Top unis 'not linked to better pay'



Attending an elite university does not necessarily lead to better earning potential, a report has suggested.

The study by University Alliance warns that concentrating on getting into what are traditionally seen as the country's top universities risks stalling social mobility in Britain.

While a small (and shrinking) number of traditional professions recruit from only a select group of universities there is evidence, once prior attainment and family background are taken into account, that attending an elite university is not inherently better for the student than attending any other university in terms of their future earning potential, the report found.

It suggests the debate on social mobility and higher education has been too focused on getting into a university and, within that, access to a very select number of institutions, rather than whether the
particular course it offers is the best one for the student.

The study calls for more effective and joined-up careers guidance, highlighting research which found that while a third of teenagers wanted to do just 10 highly-competitive jobs, the 10 least popular jobs pay above median wage and offer good ongoing career opportunities.

Graduating with a good degree is not always enough to ensure students realise their aspirations, the report suggests, with there continuing to be barriers to many students from non-traditional backgrounds achieving onward success.

Graduates with parents in partly-skilled occupations are 30% more likely than others to have a non graduate-level job 18 months after finishing university, and for those whose parents are unemployed this
rises to 80%.

Research also shows that white students are more likely to achieve "successful" graduate outcomes, defined as either entering employment or going on to further study, with those defined as black African having the lowest success rate.

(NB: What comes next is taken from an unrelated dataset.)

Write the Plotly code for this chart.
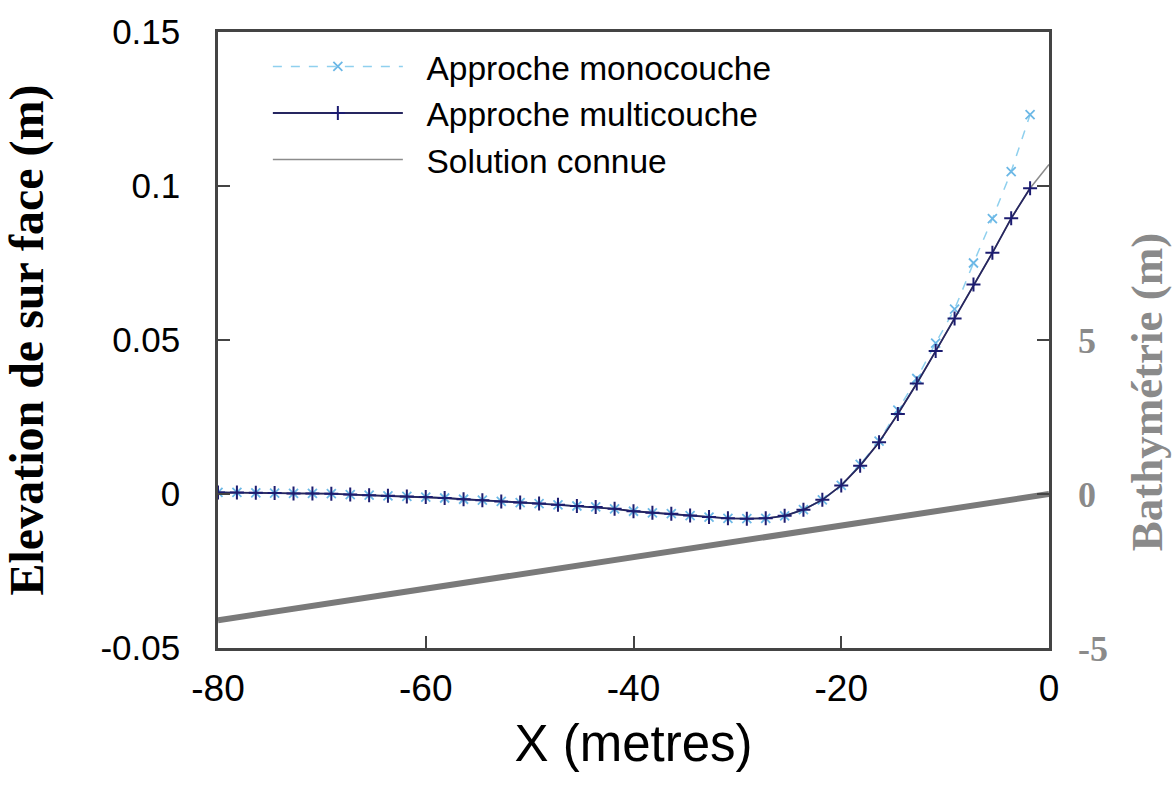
import plotly.graph_objects as go

# ---- data ----
x_pts = [-80.0, -78.18, -76.36, -74.55, -72.73, -70.91, -69.09, -67.27, -65.45, -63.64,
         -61.82, -60.0, -58.18, -56.36, -54.55, -52.73, -50.91, -49.09, -47.27, -45.45,
         -43.64, -41.82, -40.0, -38.18, -36.36, -34.55, -32.73, -30.91, -29.09, -27.27,
         -25.45, -23.64, -21.82, -20.0, -18.18, -16.36, -14.55, -12.73, -10.91, -9.09,
         -7.27, -5.45, -3.64, -1.82]

multicouche = [0.0005, 0.0005, 0.0004, 0.0003, 0.0002, 0.0002, 0.0001, -0.0002, -0.0004, -0.0006,
               -0.0008, -0.0010, -0.0013, -0.0017, -0.0020, -0.0024, -0.0028, -0.0031, -0.0035, -0.0039,
               -0.0042, -0.0048, -0.0056, -0.0061, -0.0064, -0.0070, -0.0075, -0.0079, -0.0080, -0.0079,
               -0.0071, -0.0051, -0.0019, 0.0028, 0.0092, 0.0168, 0.0260, 0.0359, 0.0464, 0.0570,
               0.0680, 0.0783, 0.0895, 0.0993]

monocouche = [0.0005, 0.0005, 0.0004, 0.0003, 0.0002, 0.0002, 0.0001, -0.0002, -0.0004, -0.0006,
              -0.0008, -0.0010, -0.0013, -0.0017, -0.0020, -0.0024, -0.0028, -0.0031, -0.0035, -0.0039,
              -0.0042, -0.0048, -0.0056, -0.0061, -0.0064, -0.0070, -0.0075, -0.0079, -0.0080, -0.0079,
              -0.0071, -0.0051, -0.0019, 0.0028, 0.0096, 0.0172, 0.0272, 0.0375, 0.0490, 0.0600,
              0.0750, 0.0894, 0.1047, 0.1232]

x_sol = x_pts + [0.0]
solution = [0.0005, 0.0005, 0.0004, 0.0003, 0.0002, 0.0002, 0.0001, -0.0002, -0.0004, -0.0006,
            -0.0008, -0.0010, -0.0013, -0.0017, -0.0020, -0.0024, -0.0028, -0.0031, -0.0035, -0.0039,
            -0.0042, -0.0048, -0.0056, -0.0061, -0.0064, -0.0070, -0.0075, -0.0079, -0.0080, -0.0079,
            -0.0071, -0.0051, -0.0019, 0.0028, 0.0092, 0.0168, 0.0260, 0.0359, 0.0464, 0.0570,
            0.0680, 0.0783, 0.0895, 0.0993, 0.1070]

x_bathy = [-80.0, 0.0]
bathy = [-4.1, 0.0]

x_ticks = [-80, -60, -40, -20, 0]
x_tick_text = ["-80", "-60", "-40", "-20", "0"]
y_ticks = [-0.05, 0, 0.05, 0.1, 0.15]
y_tick_text = ["-0.05", "0", "0.05", "0.1", "0.15"]
y2_ticks = [-5, 0, 5]
y2_tick_text = ["-5", "0", "5"]

# ---- figure ----
SANS = "Liberation Sans, Arial, sans-serif"
SERIF = "Liberation Serif, Times New Roman, serif"
PAD = "\u00a0\u00a0"

fig = go.Figure()

fig.add_trace(go.Scatter(
    x=x_bathy, y=bathy, yaxis="y2", mode="lines",
    line=dict(color="#7a7a7a", width=6), showlegend=False))

fig.add_trace(go.Scatter(
    x=x_sol, y=solution, mode="lines", name=PAD + "Solution connue",
    line=dict(color="#8c8c8c", width=1.5), legendrank=3))

fig.add_trace(go.Scatter(
    x=x_pts, y=monocouche, mode="lines+markers", name=PAD + "Approche monocouche",
    line=dict(color="#8fd0ee", width=1.5, dash="dash"),
    marker=dict(symbol="x-thin", size=9, color="#6cb8e6",
                line=dict(color="#6cb8e6", width=1.8)), legendrank=1))

fig.add_trace(go.Scatter(
    x=x_pts, y=multicouche, mode="lines+markers", name=PAD + "Approche multicouche",
    line=dict(color="#262660", width=1.8),
    marker=dict(symbol="cross-thin", size=10, color="#1c1c70",
                line=dict(color="#1c1c70", width=2)), legendrank=2))

fig.update_layout(
    width=1174, height=795,
    margin=dict(l=218, r=125, t=30, b=147),
    paper_bgcolor="white", plot_bgcolor="white",
    font=dict(family=SANS, color="black"),
    xaxis=dict(
        range=[-80, 0], tickvals=x_ticks, ticktext=x_tick_text,
        ticks="inside", ticklen=12, tickcolor="#444", tickwidth=1.5,
        showline=True, linecolor="#444", linewidth=2.5, mirror=True,
        showgrid=False, zeroline=False,
        tickfont=dict(family=SANS, size=37, color="black"),
        ticklabelstandoff=6,
        title=dict(text="X (metres)", font=dict(family=SANS, size=51, color="black"),
                   standoff=18),
    ),
    yaxis=dict(
        range=[-0.05, 0.15], tickvals=y_ticks, ticktext=y_tick_text,
        ticks="inside", ticklen=12, tickcolor="#444", tickwidth=1.5,
        showline=True, linecolor="#444", linewidth=2.5, mirror="ticks",
        showgrid=False, zeroline=False,
        tickfont=dict(family=SANS, size=35, color="black"),
        ticklabelstandoff=28,
        title=dict(text="<b>Elevation de sur face (m)</b>",
                   font=dict(family=SERIF, size=48, color="black"), standoff=48),
    ),
    yaxis2=dict(
        overlaying="y", side="right", range=[-5, 15],
        tickvals=y2_ticks, ticktext=y2_tick_text,
        ticks="", showline=False, showgrid=False, zeroline=False,
        tickfont=dict(family=SERIF, size=36, color="#8a8a8a", weight="bold"),
        ticklabelstandoff=28,
    ),
    annotations=[dict(
        text="<b>Bathymétrie (m)</b>", xref="paper", yref="paper",
        x=1.0, xshift=98, y=0.415, xanchor="center", yanchor="middle",
        textangle=-90, showarrow=False,
        font=dict(family=SERIF, size=45, color="#8a8a8a"),
    )],
    legend=dict(
        x=0.06, y=0.99, xanchor="left", yanchor="top",
        bgcolor="rgba(0,0,0,0)", borderwidth=0,
        font=dict(family=SANS, size=33.5, color="black"),
        itemwidth=130, tracegroupgap=0,
    ),
    showlegend=True,
)

fig.write_html("out.html")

And wage disparity between males and females, and state and privately educated students also continues to be an issue, even when they have carried out the same course at the same university.

The study suggests a key issue is that while graduate careers are constantly changing, public discourse and information is not keeping pace.

The report, Closing The Gap: Unlocking Opportunity Through Higher Education, highlights evidence which it says demonstrates where students are really getting value from their university experience.

Libby Hackett, chief executive of University Alliance, which brings together a group of 22 "innovative and entrepreneurial" universities across the UK, said: "The world is changing fast and we need to drag the public discourse about university education out of the 1970s.

"This is a really important study at a time when there is a lot of confusion about what is a 'good' university choice. There is a huge amount of misinformation out there based on historical perspectives rather than actual evidence.

"The truth is that there is a massive breadth of routes to success and huge diversity of opportunity in the global, technology-rich graduate employment market. This report highlights the fact that traditional universities no longer have the monopoly on all the leading courses across the UK and that 'average' graduate earnings hide a huge range of outcomes across the sector."

The report was welcomed by the Office for Fair Access.

Professor Les Ebdon, director of Fair Access to Higher Education, said: "I am pleased that it challenges the notion that only a small number of universities offer the high-quality degrees that enable social mobility. On the contrary, excellence and opportunity are found throughout the sector.

"As the report rightly argues, the way that public debate focuses on access to a very small number of universities can be unhelpful.

"I also agree that we need to have a more rounded view of access. Access doesn't stop at the front door when a student enrols on their course. It is only meaningful when students also get appropriate support to stay on course, achieve their potential and progress to work or further study."